The researchers did not study pay disparities by race or gender, but said their evidence relates to the growing debate on pay transparency laws. “There is a widespread view that forcing firms to be more transparent would reduce pay inequality,” they wrote. “Our findings suggest that these policies may be effective, but in a narrow sense: While transparency may pressure firms to reduce horizontal inequality (between peers), employees are unlikely to exert the same pressure to reduce vertical inequality (between employees and managers), which constitutes the bulk of pay inequality.”

The experiment

The research was conducted at an unidentified Southeast Asian bank in 2017, when Cullen was working there as chief economist. The researchers asked employees to guess the average base salaries of their managers and peers. Then, they conducted an experiment: half of the subjects, selected at random, would get to see an estimate of how much their peers or managers actually get paid.

The researchers then measured the behavior of these employees for 90 days after they saw, or did not see, what others were making. They found that employees worked harder–spending more hours at work, sending more emails from their company account and making more sales—when they found out their managers earned more than they thought. But those who found out their peers made more than they had estimated slacked off.

For example, they estimated that a 10% increase in manager salary over what employees had guessed increased the average hours employees worked by 1.5%, while a 10% increase in peer salary over what employees had guessed reduced the hours they worked by 9.4%.

The end of the survey included questions related to employee morale, such as job and pay satisfaction, and attitudes toward pay inequality. “When we tell them their peers get paid more, they say inequality is an issue. But when we tell them their bosses get paid more, they say they don’t care,” Perez-Truglia said.

On average, employees underestimated their bosses’ salaries by about 14%, but when it came to their peers’ pay, about half guessed too high and half guessed too low.

Would companies benefit?

Finding out how much peers earn “would positively affect some people and negatively affect some people,” with the net result for the company being about zero. “They cancel each other out,” Perez-Truglia said. Disclosing manager pay, however, would have a small positive impact on productivity.

On balance, the researchers concluded that companies and their employees could benefit from greater pay transparency.

Their results are consistent with previous research that found employees become demotivated when they find out their peers make more than they do.

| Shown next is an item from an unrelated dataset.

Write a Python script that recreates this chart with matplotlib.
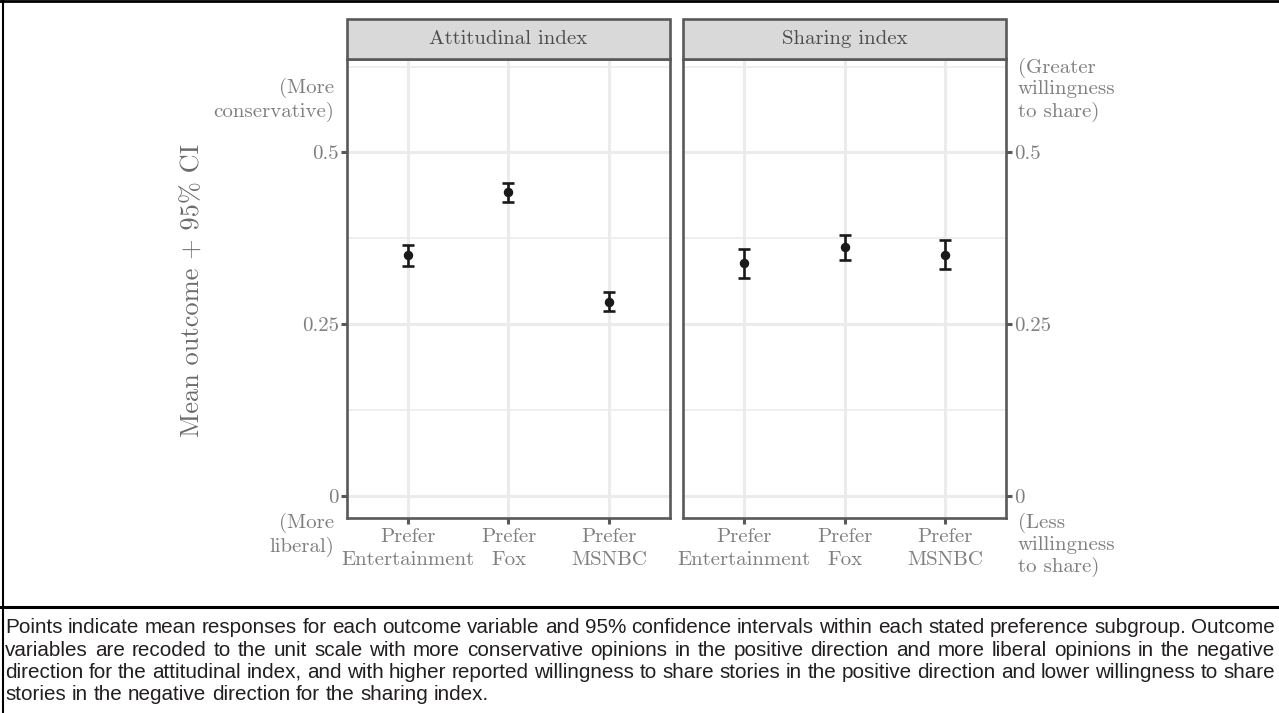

A 2012 study of University of California employees by UC Berkeley economists David Card, Emmanuel Saez, and Enrico Moretti along with Alexandre Mas of Princeton University showed that employees who found out they were earning less than the median for their unit were less satisfied with their job and more likely to look for a new one, while above-median earners were unaffected.

This new study is the first to look at the impact on employees who discover their boss’ pay, Perez-Truglia said.

He and Cullen also found that employees were hungry for salary information, and many were willing to “pay” for it. In the experiment, some employees gave up a chance to win almost $200 to see their boss’ or peers’ salaries. Employees may feel they need pay information “to decide whether to work harder to get promoted, or to use it as a bargaining chip in future salary negotiations,” they wrote.

Separately, in response to two survey questions, 65% of the employees said they would like their company to disclose to all employees the same type of average pay data provided in the experiment. However, 75% opposed disclosing everyone’s exact salary. “One plausible interpretation,” the authors wrote, “is that while employees value the salary information a lot, they may value their privacy even more.”